In a recent speech, Andrew Haldane (Chief Economist, The Bank of England) discussed how complexity theory could be used to try to understand the ways in which economic and financial systems interact and inform the design and application of tools to create effective policy and regulatory instruments.

A key point that Mr. Haldane made was that modern economic and financial systems are not, in fact, complex adaptive networks, but more akin to “systems of systems”. This sounds tautological, but what it really means is that both the economy and its financial architecture comprise a nested set of sub-systems, and that within each sub-system there lies its own complex web of interactions. Not only that, but such systems are regarded as “scale free”, being configured to appear as a hub-and-spoke network.
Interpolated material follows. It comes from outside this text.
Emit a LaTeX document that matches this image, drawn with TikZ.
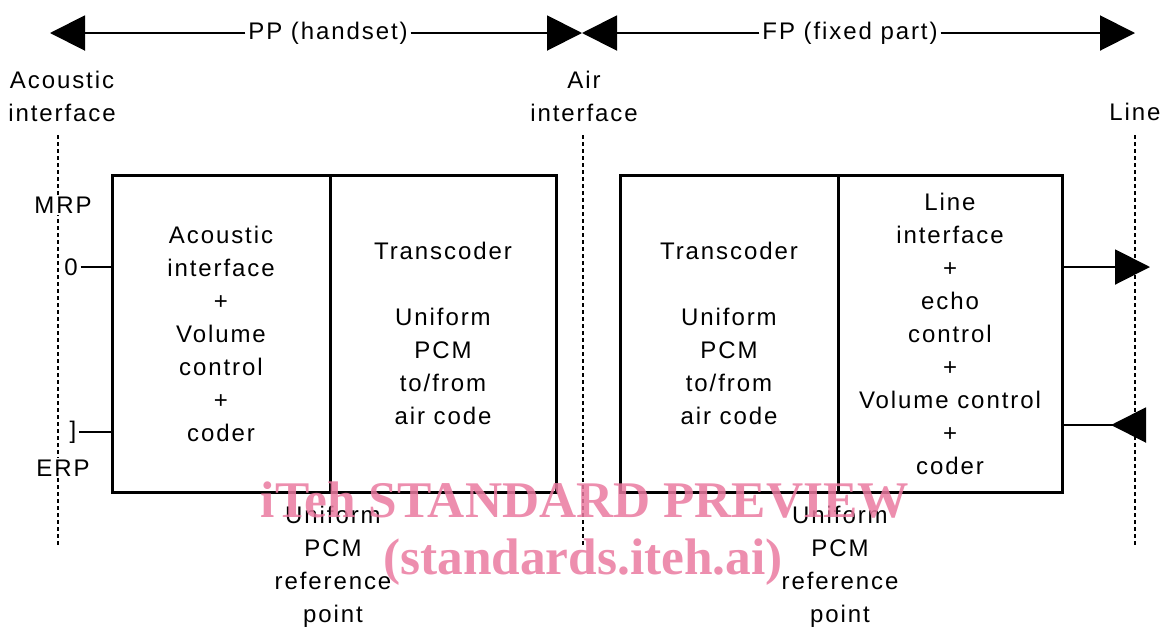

This is important because something which affects the “hub”, the element that is widely connected, can create a so-called “systemic cascade”. One could certainly argue, that the demise of Lehman Brothers demonstrated that if the failure of a supposedly medium-sized financial entity could have such an effect, preventing the failure of, say, a CitiGroup was actually essential, because no-one could know the extent of its linkages to the financial system, only that they were extensive and dangerous if severed.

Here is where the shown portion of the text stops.